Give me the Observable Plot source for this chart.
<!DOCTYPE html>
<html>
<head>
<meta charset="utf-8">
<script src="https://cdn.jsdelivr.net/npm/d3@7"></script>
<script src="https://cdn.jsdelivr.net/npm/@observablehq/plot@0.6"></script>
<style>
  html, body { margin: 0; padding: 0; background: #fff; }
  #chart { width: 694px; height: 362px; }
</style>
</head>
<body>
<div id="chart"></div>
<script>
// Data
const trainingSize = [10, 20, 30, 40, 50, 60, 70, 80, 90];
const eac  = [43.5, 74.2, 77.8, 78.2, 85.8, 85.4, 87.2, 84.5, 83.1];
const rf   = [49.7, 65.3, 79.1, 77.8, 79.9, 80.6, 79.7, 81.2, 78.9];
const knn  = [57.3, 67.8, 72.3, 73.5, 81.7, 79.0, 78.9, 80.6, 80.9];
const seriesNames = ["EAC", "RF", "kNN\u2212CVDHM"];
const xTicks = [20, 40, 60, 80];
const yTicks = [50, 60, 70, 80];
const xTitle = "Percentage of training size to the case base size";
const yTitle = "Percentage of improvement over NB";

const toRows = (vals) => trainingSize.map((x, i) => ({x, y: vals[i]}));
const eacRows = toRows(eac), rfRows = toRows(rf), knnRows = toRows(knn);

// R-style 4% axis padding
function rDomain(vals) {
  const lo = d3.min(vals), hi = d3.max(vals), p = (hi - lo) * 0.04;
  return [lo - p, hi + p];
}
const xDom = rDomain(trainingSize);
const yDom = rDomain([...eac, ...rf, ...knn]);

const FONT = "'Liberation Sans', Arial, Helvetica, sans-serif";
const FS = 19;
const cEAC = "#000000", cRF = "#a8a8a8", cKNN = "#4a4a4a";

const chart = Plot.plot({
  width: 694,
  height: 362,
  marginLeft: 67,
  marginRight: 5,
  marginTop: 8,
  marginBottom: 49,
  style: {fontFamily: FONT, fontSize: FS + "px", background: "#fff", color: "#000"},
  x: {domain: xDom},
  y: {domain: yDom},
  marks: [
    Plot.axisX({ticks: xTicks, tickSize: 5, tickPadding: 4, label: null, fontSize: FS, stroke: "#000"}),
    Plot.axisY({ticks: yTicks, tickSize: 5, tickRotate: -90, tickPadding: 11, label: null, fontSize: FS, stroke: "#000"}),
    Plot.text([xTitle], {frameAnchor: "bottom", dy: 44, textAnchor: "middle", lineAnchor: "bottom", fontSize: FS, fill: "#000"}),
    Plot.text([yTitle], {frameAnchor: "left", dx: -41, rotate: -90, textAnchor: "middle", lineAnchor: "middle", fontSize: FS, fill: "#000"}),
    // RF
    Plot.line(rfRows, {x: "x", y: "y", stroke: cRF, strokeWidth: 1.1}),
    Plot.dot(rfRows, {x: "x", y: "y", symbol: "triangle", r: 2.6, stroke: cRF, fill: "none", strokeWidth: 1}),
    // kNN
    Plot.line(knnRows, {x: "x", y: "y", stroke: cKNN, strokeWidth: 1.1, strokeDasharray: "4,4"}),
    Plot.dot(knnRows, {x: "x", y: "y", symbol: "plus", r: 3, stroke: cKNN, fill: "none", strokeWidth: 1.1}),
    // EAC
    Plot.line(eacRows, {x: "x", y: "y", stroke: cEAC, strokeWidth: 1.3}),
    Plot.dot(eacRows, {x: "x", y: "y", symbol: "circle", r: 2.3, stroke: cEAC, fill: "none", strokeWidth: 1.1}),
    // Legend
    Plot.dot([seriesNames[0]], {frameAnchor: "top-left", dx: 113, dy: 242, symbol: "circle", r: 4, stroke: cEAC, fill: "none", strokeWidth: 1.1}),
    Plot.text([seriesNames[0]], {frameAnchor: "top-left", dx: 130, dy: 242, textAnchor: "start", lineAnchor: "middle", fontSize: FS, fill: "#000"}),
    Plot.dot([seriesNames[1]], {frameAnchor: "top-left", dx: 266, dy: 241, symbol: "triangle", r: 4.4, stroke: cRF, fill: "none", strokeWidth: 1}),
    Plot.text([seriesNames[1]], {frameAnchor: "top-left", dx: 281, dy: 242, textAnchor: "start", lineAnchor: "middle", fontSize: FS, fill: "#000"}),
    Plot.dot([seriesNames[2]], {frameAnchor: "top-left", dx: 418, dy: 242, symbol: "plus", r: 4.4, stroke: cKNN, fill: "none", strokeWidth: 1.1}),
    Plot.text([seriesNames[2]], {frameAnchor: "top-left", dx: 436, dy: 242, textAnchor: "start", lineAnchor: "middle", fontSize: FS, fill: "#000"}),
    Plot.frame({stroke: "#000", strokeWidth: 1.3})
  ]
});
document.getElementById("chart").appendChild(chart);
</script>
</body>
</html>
++++++++++++++++++++
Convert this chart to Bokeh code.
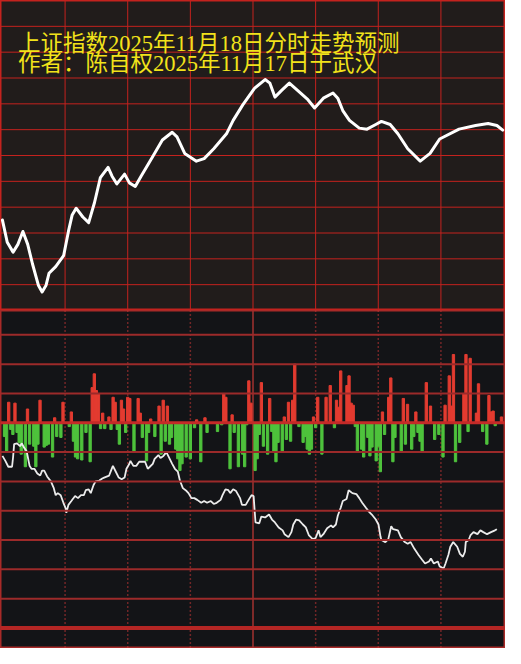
++++++++++++++++++++
**TASK TO CARRY OUT**
Count the lines of the data that include the string "chart", and give only that number.

**SOLUTION FOR THIS TASK**
6